If we act now and agree to cut 1 percent – the 1 percent solution, just 1 penny of each dollar – from all our spending and reduce the cap to the new spending by that level for each of the next 7 years, the lender "might" consider your loan. There is a good chance he would expect 2 percent or 3 percent in cuts for the first year to demonstrate that you are serious about kicking your spending habit.
We are in that situation today in Congress. The President is asking for a $2.4 trillion loan – the largest loan in our nation’s history. Our lenders will explain to us, if we are worried about the low income, the downtrodden, and the less fortunate today, we should see what will happen to those individuals if we don’t cut spending. If we reach a situation where all of our revenues are going to interest payments on the debt, the future prioritization to pay for our debt will be unbearable. We can’t go out 18 months. The American people don’t trust us. We need to be accountable to the people. We need an enforceable, accountable plan with quicker results.
Some might argue that the lender would just expect you to bring in more money. My Democratic colleagues suggest just that when they say we must raise taxes. But everyone knows that if you ask your boss for a raise because you can't control your spending, you could be fired or demoted and, as a result, you would be bringing in less revenue. I don't need to tell you that our bosses – the American people - don't think much of how we have been working for them, and they don’t expect a tax increase each time Washington get addicted to giving away money.

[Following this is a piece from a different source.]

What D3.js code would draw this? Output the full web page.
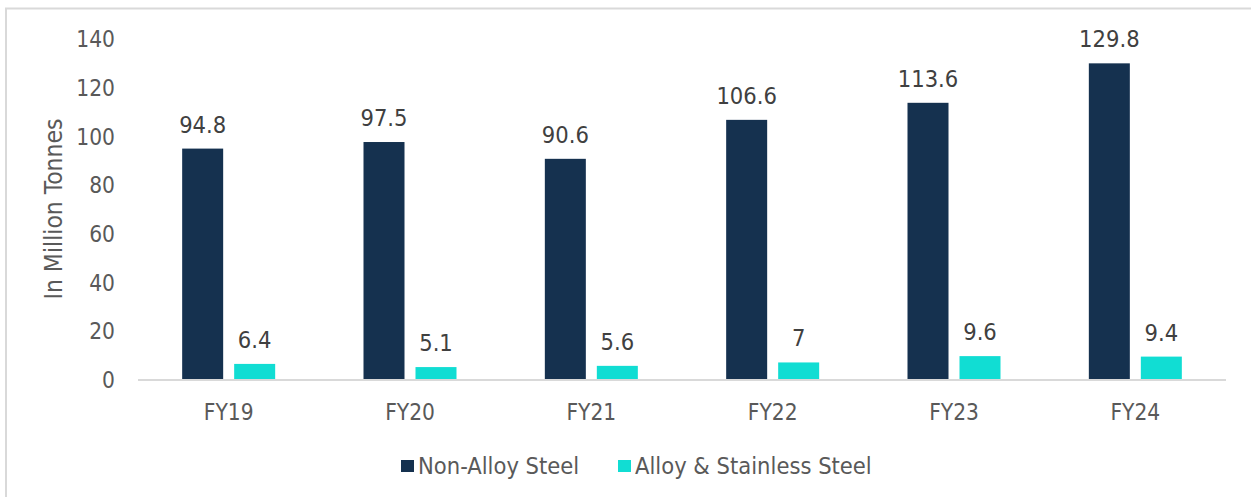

The plan the Majority Leader has offered uses budget gimmicks to avoid real spending cuts and gives the President a debt limit increase that, while politically expedient, fails to put our country on a workable path. It doesn’t provide a way to assure any substantial cuts will be made. While it maybe makes some necessary spending cuts today, it does not provide us with relief from our long term challenges and does not put us in a situation where we would be forced to make the tough choices.
We know that the Majority Leader’s proposal won’t pass. Every Republican has made clear that they will oppose the proposal and so it doesn’t have the chance to move forward. We have made clear that we will not give the President the single largest debt ceiling increase in history for double the average time generally allowed since 1940 through the proposal the Majority Leader has offered. We have offered to vote on his proposal time and time again, and for reasons beyond comprehension, he refuses to allow a vote. I know that’s delay to bring the pressure of the “last minute” but that isn’t how reasonable government works.
I wish we had taken action earlier to avoid the situation we find ourselves in today. I wish the proposal before us was a serious effort to make structural changes to how we spend money. Instead, we all know the plan put forward by the Majority Leader will be voted down later tonight, or tomorrow, and we will be in the same place where we are right now – in the box where we need to raise the debt limit but we also need to make structural changes to get our fiscal house in order to keep the markets from melting down. We do recognize that we are about to enter territory where our country has never been. The stock markets are already reacting.
Because we are debating short term solutions, this debate will continue on even after we act on the debt ceiling. I hope we can come together with a debt ceiling increase and a plan for real spending cuts with enforcement. I hope the debt ceiling is limited to the amount of guaranteed cuts. I hope we can put our country back on a sustainable fiscal path.